Quatre albums en dix ans, c’est peu, mais c’est beaucoup à la fois. Car chacun des opus des Françaises Brigitte s’offre comme un petit morceau d’elles. Nues, paru en novembre 2017, célèbre cette décennie d’amour, d’amitié, de féminité et de force.

A l’occasion de leur venue à la Rockhal, mardi 17 avril, nous avons posé quelques questions à Aurélie Saada.

Vous avez posé vos micros à Luxembourg à l’occasion de chacune de vos tournées. Comment appréhendez-vous ce nouveau show ?

Avec joie, notre dernière venue avait été un moment merveilleux. C’est notre troisième tournée, et c’est comme si l’on retrouvait de vieux amis. La première fois, on se découvre. La deuxième, certains apprennent à nous connaître, d’autres reviennent. Le troisième concert est un vrai rendez-vous d’amitié, plein de douceur, de chaleur. Il y a vraiment une relation particulière qui se tisse avec notre public.

Vos concerts sont à la fois intimistes et dansants, grâce notamment à une scénographie très étudiée. Comment parvenez-vous à cette alchimie ?

C’est vrai que nous y prêtons une attention particulière, mais comme pour tout, en fait : les textes, les mélodies, les arrangements. On cherche avant tout à ce que ce soit le plus sincère possible. Sylvie et moi nous amusons toujours énormément lorsque nous sommes sur scène, et je pense que cela se ressent. On y met beaucoup d’amour et de joie. Nous avons tous besoin de cela.

Sur ce troisième album, vous avez écrit la plupart des textes seule. Pouvez-vous nous en parler ?

C’est vrai. Pour des raisons personnelles, je suis partie vivre durant une année avec mes filles à Los Angeles. La distance, le décalage, la solitude… tout cela vous colle à vos émotions. Vous ne pouvez vous y soustraire. Du coup, cette expérience a été très féconde, et j’ai ressenti ce besoin d’exprimer tout ce qui se passait en moi. Sylvie l’a compris, et m’a laissée carte blanche, avec pudeur. Elle est venue me rejoindre trois fois pour enregistrer ensemble.

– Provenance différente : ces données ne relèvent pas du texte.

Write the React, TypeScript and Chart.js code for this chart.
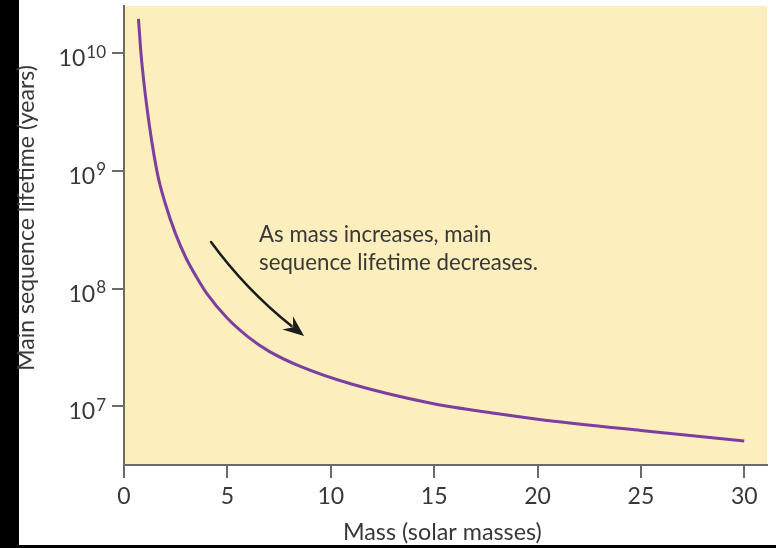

Ce besoin de solitude n’aurait-il pas pu mettre fin à votre duo ?

Avec Sylvie, nous nous aimons, nous nous comprenons. Nous sommes devenues amies à force de travailler ensemble. On se regardait et on s’admirait, j’ai pris les devants et lui ai proposé de faire un groupe. Après tout s’est passé avec beaucoup de naturel et d’intuitivité. Nous partageons la même joie, la même euphorie, le même désespoir, cela ne pouvait qu’aboutir à quelque chose ! Cet éloignement temporaire a été, d’une certaine façon, une manière pour nous de renouveler nos vœux. Nous pouvons être différentes et ensemble. Si l’une de nous a des émotions, elle peut les mettre dans Brigitte, l’autre sera là pour la soutenir et la porter.

Justement, alors que vous jouiez la carte de la gémellité sur votre deuxième album, vous vous distinguez à nouveau pour Nues. Pourquoi ?

Après A Bouche que veux-tu, les journalistes tenaient absolument nous opposer (rires) ! On nous demandait sans cesse : laquelle est la plus extravertie, laquelle est la plus réfléchie, etc. On a décidé de pousser le jeu jusqu’à se confondre et à devenir de parfaites jumelles. Pourtant on ne se ressemble absolument pas ! Nous nous sommes beaucoup amusées avec des perruques, des robes, du maquillage. Au moment de sortir Nues, nous avons eu la sensation d’être arrivé au bout de ce concept. On a eu envie de se débarbouiller, de se débarrasser de tous les artifices, pour montrer ce qu’il y a tout au fond. Même si on adore les paillettes, les perruques, les frivolités, on a ressenti le besoin de raconter l’envers du décor.

Qui est Brigitte ?

Elle est toutes les femmes. Il y a vraiment un hommage à Brigitte Bardot, Brigitte Lahaye ou Brigitte Fontaine, comme on l’a souvent dit de nous, mais pas souvent. C’est un hommage à toutes les femmes, nos sœurs, nos amies, la voisine, la dame de la cantine (sourire) ! Brigitte est singulier et pluriel, tout en paradoxe et en complexité. Elle est complexe et plurielle, différente et ensemble, profonde et légère, sombre et rieuse, insouciante et grave. Brigitte est tout et son contraire à la fois.

Comment définiriez-vous le féminisme selon Brigitte ?

Il me faudrait toute une journée pour répondre à cette question (rires) ! Je dirais un combat pour la liberté et pour l’égalité, et, surtout, que l’on n’a pas besoin de ressembler à un garçon pour être une femme libre.